* [Instruction] Filter the entries and keep only the lines where the string "matplotlib" appears.

>> START

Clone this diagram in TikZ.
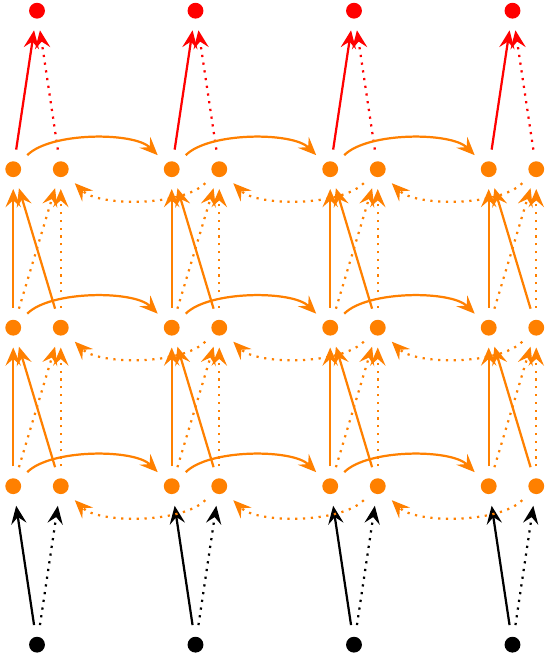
\documentclass[tikz,border=0pt]{standalone}
\usetikzlibrary{arrows.meta}
\begin{document}
\begin{tikzpicture}[>={Stealth[length=6.5pt,width=5.5pt,inset=2.4pt]},thick,
  dot/.style={circle,fill,inner sep=0pt,minimum size=.2cm,outer sep=.15cm},
  arc/.style={bend left=45,looseness=.65}]
\useasboundingbox (-.467,-.206) rectangle (6.473,8.135);
% nodes: input, output, forward and backward cells
\foreach \i in {1,...,4}{
  \node[dot] (x\i) at (2*\i-2,0){};
  \node[dot,red] (y\i) at (2*\i-2,8){};
  \foreach \j in {1,2,3}{
    \node[dot,orange] (f\i\j) at (2*\i-2.3,2*\j){};
    \node[dot,orange] (b\i\j) at (2*\i-1.7,2*\j){};
  }
  \draw[->] (x\i)--(f\i1);
  \draw[->,dotted] (x\i)--(b\i1);
  \draw[->,red] (f\i3)--(y\i);
  \draw[->,red,dotted] (b\i3)--(y\i);
  % between layers
  \foreach \j [count=\k from 2] in {1,2}{
    \draw[->,orange] (f\i\j)--(f\i\k);
    \draw[->,orange] (b\i\j)--(f\i\k);
    \draw[->,orange,dotted] (f\i\j)--(b\i\k);
    \draw[->,orange,dotted] (b\i\j)--(b\i\k);
  }
}
% along the sequence
\foreach \i [count=\k from 2] in {1,2,3}{
  \foreach \j in {1,2,3}{
    \draw[->,orange] (f\i\j) to[arc] (f\k\j);
    \draw[->,orange,dotted] (b\k\j) to[arc] (b\i\j);
  }
}
\end{tikzpicture}
\end{document}
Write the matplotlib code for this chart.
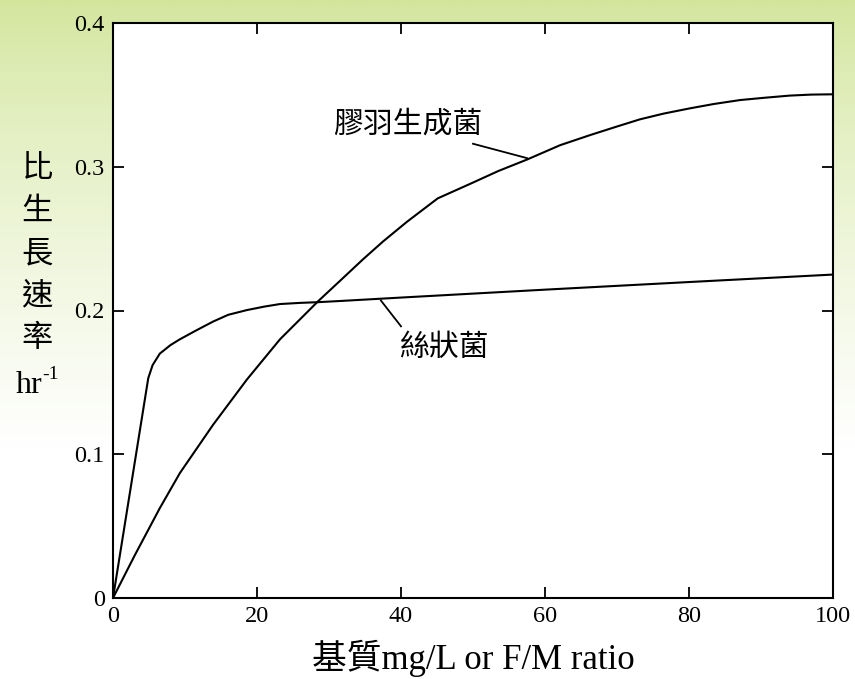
import numpy as np
import matplotlib
matplotlib.use('Agg')
import matplotlib.pyplot as plt

# filamentous bacteria (絲狀菌)
fil_x = [0, 4.9, 5.5, 6.5, 8, 9.3, 11.5, 13.9, 16, 18.6, 21, 23.2, 26, 28.5, 31.5,
         40, 60, 80, 100]
fil_y = [0, 0.153, 0.162, 0.170, 0.176, 0.180, 0.186, 0.1923, 0.197, 0.2003, 0.2027,
         0.2045, 0.2053, 0.2058, 0.2066, 0.209, 0.2145, 0.2198, 0.225]

# floc-forming bacteria (膠羽生成菌)
floc_x = [0, 3, 6.5, 9.3, 13.9, 18.6, 23.2, 28.5, 31.5, 34.7, 37.5, 40.8, 43, 45.1,
          50, 53.5, 57.5, 62.1, 66.25, 70, 73.2, 76.5, 80.1, 83.5, 87.1, 90.5, 94,
          97, 100]
floc_y = [0, 0.0295, 0.0625, 0.087, 0.1205, 0.152, 0.180, 0.2065, 0.2205, 0.2355,
          0.248, 0.2616, 0.270, 0.278, 0.289, 0.297, 0.305, 0.315, 0.322, 0.328,
          0.333, 0.337, 0.3406, 0.3437, 0.3464, 0.348, 0.3495, 0.3502, 0.3504]

x_ticks = [0, 20, 40, 60, 80, 100]
y_ticks = [0, 0.1, 0.2, 0.3, 0.4]
y_tick_labels = ['0', '0.1', '0.2', '0.3', '0.4']
ylabel_chars = ['比', '生', '長', '速', '率']

serif = ['Liberation Serif', 'Noto Sans CJK TC']
cjk = ['Noto Sans CJK TC', 'DejaVu Sans']

W, H = 855, 679
fig = plt.figure(figsize=(W / 100, H / 100), dpi=100)

# slide background: pale green fading to white
bg = fig.add_axes([0, 0, 1, 1], zorder=-10)
t = np.linspace(0, 1, 300)[:, None]
top = np.array([210, 229, 155]) / 255.0
fade = np.clip(t / 0.66, 0, 1) ** 0.75
grad = top[None, None, :] * (1 - fade[:, :, None]) + fade[:, :, None]
grad = np.repeat(grad, 2, axis=1)
bg.imshow(grad, aspect='auto', extent=[0, 1, 0, 1])
bg.axis('off')

ax = fig.add_axes([113 / W, 1 - 598 / H, 720 / W, 575 / H])
ax.set_facecolor('white')
ax.plot(fil_x, fil_y, color='black', lw=1.5)
ax.plot(floc_x, floc_y, color='black', lw=1.5)

ax.set_xlim(0, 100)
ax.set_ylim(0, 0.4)
ax.set_xticks(x_ticks)
ax.set_yticks(y_ticks)
ax.set_yticklabels(y_tick_labels)
ax.tick_params(direction='in', length=8, width=1.3, top=True, right=True,
               labelsize=17.5, pad=6)
for lab in ax.get_xticklabels() + ax.get_yticklabels():
    lab.set_family(serif)
for s in ax.spines.values():
    s.set_linewidth(1.5)

# curve labels with leader lines
ax.text(41.0, 0.330, '膠羽生成菌', family=cjk, fontsize=21.5, weight='light',
        ha='center', va='center')
ax.plot([50.0, 57.5], [0.316, 0.306], color='black', lw=1.3)
ax.text(46.0, 0.1746, '絲狀菌', family=cjk, fontsize=21.5, weight='light',
        ha='center', va='center')
ax.plot([37.2, 40.0], [0.207, 0.189], color='black', lw=1.3)

ax.set_xlabel('基質mg/L or F/M ratio', family=serif, fontsize=25, labelpad=9)

# vertical y label, one character per line
for i, ch in enumerate(ylabel_chars):
    fig.text(37 / W, 1 - (168 + 42.5 * i) / H, ch, family=cjk, fontsize=22.5,
             weight='light', ha='center', va='center')
fig.text(42 / W, 1 - 393 / H, 'hr', family=serif, fontsize=23,
         ha='right', va='baseline')
fig.text(42 / W, 1 - 379 / H, '-1', family=serif, fontsize=14,
         ha='left', va='baseline')

fig.savefig('out.png', dpi=100)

>> END

* [Correct result]
Write the matplotlib code for this chart.
import matplotlib
matplotlib.use('Agg')
import matplotlib.pyplot as plt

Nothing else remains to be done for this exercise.